THE “YEAR OF ACTION” AND OTHER MINDLESS MISFIRES
DATELINE: Sloganville, Apr 8 – President Obama will sign a few more executive orders this week. This bunch will impose more regulations on federal contractors. They are part of his “year of action” announced during the 2014 State of the Union address.
This “year of action” is the President’s declaration of independence from Congress. He’s tired of seeing his partisan desires thwarted by the legislative branch. So, he’s striking out on his own, going his own way, doing his own thing, all by himself.
If Congress won’t do what he wants, he’ll do what he wants. Although he claims a willingness to work with legislators, he doesn’t make any sort of effort in that regard.

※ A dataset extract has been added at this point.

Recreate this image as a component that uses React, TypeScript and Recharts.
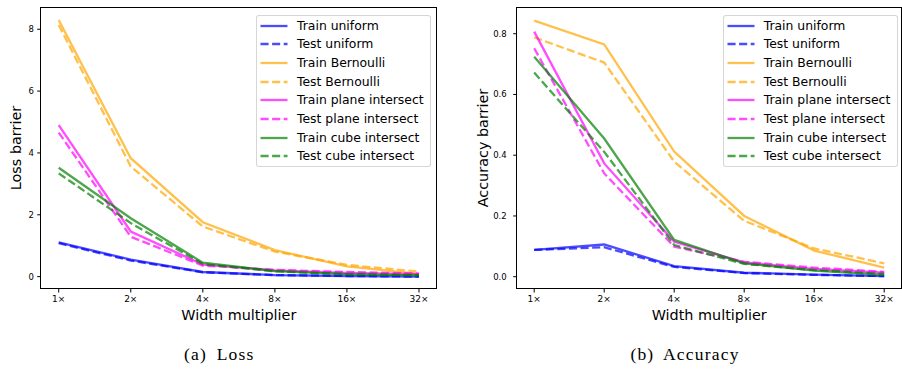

He just signs his executive orders while uttering a seemingly endless stream of platitudes.
I guess he would say that asking is a waste of time because he already knows that Congress will push back. It’s a great excuse for doing what you want and making it sound like a good idea.

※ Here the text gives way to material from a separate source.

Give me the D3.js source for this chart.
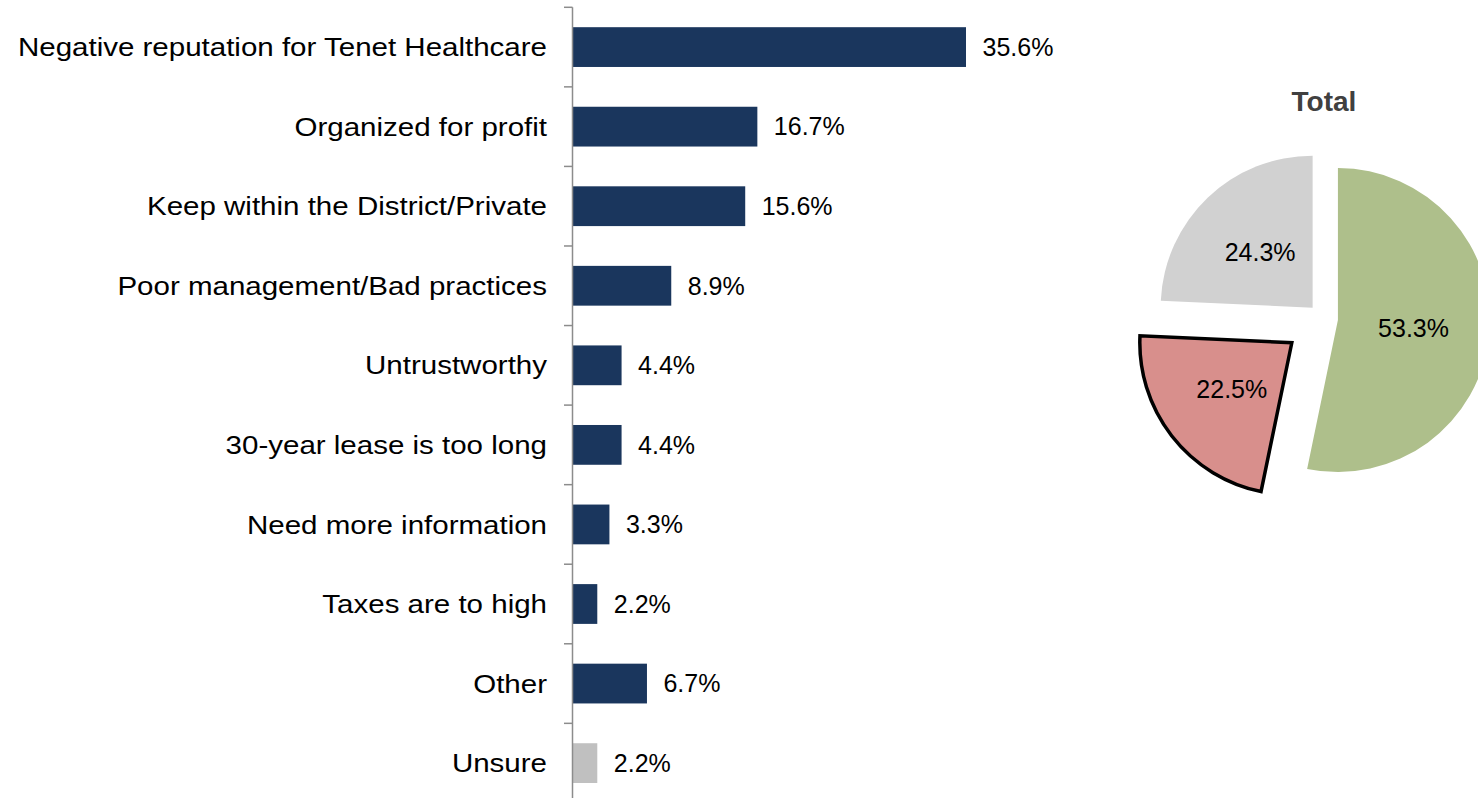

This year could also be called the “pen and phone” year since Obama loves to use that expression as well. He uses his pen to sign orders and his phone to rally various groups behind his vision of how they should live their lives.
Whether it’s “year of action”, “pen and phone” or any of the other Obama slogans, one thing is rah-rah clear. The guy is head over heels in love with trite especially when it comes out of his own mouth. Here are a few more.

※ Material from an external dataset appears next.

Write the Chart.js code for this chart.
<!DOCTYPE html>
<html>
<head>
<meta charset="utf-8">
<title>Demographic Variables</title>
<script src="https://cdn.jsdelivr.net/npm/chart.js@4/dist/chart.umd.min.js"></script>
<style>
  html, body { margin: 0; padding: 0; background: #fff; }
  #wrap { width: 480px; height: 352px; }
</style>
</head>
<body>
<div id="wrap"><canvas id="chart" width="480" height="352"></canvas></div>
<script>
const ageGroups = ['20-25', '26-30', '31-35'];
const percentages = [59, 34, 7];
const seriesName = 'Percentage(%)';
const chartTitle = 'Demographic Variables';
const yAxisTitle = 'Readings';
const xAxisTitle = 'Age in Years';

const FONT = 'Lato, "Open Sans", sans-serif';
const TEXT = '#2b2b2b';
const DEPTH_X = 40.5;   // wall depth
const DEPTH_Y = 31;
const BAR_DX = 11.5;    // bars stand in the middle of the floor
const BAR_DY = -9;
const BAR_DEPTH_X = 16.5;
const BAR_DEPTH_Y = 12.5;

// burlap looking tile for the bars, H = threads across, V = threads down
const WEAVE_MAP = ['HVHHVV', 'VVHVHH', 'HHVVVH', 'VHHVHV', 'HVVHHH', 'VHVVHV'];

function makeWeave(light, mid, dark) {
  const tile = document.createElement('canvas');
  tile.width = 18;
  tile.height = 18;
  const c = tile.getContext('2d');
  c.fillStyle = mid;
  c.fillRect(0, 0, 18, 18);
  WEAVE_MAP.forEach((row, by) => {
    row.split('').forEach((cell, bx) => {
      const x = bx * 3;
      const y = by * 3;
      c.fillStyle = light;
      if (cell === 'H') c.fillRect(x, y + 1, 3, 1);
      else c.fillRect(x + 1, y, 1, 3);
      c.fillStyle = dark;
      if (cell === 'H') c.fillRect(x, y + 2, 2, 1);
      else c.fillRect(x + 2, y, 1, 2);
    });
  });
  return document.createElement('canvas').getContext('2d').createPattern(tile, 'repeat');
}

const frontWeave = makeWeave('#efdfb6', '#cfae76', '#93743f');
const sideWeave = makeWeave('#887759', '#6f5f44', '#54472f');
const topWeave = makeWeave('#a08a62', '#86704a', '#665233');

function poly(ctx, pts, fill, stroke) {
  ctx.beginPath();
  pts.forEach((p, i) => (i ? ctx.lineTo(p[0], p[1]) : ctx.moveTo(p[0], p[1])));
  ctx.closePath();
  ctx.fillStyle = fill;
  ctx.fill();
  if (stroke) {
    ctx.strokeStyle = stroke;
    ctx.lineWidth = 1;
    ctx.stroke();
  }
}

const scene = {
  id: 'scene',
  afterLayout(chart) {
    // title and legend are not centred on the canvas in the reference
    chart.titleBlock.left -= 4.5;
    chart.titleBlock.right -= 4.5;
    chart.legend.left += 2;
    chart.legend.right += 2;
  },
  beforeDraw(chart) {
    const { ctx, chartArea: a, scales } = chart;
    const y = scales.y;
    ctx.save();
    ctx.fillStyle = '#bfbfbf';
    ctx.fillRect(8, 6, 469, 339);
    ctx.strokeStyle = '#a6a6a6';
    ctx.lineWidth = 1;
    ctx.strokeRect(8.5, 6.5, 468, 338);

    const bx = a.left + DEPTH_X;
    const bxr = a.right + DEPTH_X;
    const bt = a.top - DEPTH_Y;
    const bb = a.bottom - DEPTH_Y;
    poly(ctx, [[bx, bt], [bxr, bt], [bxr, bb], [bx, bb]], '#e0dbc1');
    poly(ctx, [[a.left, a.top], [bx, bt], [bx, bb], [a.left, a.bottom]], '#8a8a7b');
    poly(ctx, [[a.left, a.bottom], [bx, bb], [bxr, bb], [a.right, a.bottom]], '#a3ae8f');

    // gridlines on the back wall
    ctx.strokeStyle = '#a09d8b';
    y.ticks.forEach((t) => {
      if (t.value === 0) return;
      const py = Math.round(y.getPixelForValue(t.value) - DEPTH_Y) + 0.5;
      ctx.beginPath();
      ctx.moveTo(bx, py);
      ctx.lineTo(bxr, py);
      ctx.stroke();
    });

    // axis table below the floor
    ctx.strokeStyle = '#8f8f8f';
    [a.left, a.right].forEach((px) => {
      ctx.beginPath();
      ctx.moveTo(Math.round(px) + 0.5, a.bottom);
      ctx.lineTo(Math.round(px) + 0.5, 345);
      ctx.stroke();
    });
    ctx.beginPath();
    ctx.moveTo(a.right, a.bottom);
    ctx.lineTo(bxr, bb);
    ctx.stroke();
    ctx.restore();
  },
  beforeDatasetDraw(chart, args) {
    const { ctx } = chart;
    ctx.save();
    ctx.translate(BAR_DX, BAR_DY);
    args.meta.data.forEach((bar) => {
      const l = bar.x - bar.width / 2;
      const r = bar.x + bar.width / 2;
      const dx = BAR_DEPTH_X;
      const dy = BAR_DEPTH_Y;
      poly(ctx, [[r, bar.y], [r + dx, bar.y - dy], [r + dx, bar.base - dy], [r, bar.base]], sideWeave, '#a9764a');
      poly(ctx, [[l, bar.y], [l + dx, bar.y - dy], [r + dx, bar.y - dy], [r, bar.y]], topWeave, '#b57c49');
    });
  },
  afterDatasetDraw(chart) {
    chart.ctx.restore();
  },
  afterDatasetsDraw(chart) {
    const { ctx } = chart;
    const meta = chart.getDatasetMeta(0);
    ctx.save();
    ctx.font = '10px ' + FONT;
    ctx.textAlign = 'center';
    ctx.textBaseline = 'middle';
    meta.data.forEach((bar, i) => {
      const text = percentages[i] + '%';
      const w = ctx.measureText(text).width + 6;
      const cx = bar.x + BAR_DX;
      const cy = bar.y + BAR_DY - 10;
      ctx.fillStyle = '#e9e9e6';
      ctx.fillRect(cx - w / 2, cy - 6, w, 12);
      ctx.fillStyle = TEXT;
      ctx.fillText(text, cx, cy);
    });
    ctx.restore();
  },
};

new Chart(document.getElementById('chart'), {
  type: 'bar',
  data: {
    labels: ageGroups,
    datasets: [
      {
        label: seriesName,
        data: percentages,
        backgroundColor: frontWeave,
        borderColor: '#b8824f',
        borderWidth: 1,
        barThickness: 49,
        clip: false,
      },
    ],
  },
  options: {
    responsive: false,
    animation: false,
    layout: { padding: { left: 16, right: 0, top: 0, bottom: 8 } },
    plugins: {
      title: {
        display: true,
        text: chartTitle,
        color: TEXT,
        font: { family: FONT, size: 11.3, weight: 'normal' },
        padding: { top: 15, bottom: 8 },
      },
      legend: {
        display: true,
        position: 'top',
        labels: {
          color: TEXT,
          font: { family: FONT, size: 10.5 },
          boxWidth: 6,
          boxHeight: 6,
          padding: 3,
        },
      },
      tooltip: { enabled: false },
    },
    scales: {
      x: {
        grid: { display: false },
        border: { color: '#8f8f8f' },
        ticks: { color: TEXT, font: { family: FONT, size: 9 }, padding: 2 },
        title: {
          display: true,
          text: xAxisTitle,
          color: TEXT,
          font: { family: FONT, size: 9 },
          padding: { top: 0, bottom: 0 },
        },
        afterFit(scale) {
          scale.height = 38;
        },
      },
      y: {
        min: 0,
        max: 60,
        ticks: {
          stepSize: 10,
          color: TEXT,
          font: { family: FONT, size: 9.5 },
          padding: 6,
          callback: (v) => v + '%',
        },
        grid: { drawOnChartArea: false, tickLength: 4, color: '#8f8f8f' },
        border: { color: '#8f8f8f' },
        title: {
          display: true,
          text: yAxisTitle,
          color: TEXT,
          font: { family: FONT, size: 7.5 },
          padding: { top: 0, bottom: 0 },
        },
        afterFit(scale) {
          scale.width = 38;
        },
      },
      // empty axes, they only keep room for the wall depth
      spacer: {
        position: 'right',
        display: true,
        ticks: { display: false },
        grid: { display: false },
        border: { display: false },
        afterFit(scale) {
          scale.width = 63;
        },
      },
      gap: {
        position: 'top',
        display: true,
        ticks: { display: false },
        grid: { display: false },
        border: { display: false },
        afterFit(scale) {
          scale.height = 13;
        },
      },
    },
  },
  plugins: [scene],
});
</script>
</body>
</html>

“Win the Future”, first heard in his 2011 State of the Union Address, was dead on arrival. “We Can’t Wait”, which debuted in October 2011 and was meant to criticize a no-action Congress, gained zero traction even with Obama’s most ardent supporters. It resembled the plaintive whine of those standing too long in the bathroom line.
“An America Built to Last”, the theme of the 2012 State of the Union address, sounded more than a little like a truck ad. It bombed. “Greater Together”, another October 2011 slogan, was aimed at various groups in the Democrat coalition. It came off like an ice cream and cake ad. It also seemed to play down individualism in favor of the “collective”, which turned off large parts of non-coalitions.
Then there’s “A Fair Shot and a Fair Shake”. Both were heard in an Obama speech given in Osawatomie, Kansas in December 2011 and in his State of the Union address the following month. Sometimes they are used separately. “Fair” is a tough sell, though, because the meaning is so much in the mind of the listener.
But, Forward does beat Backward or even Sideward, which is a word although no one uses it.
What does all this mean? Nothing, which is the problem with using way too many pious slogans in the first place.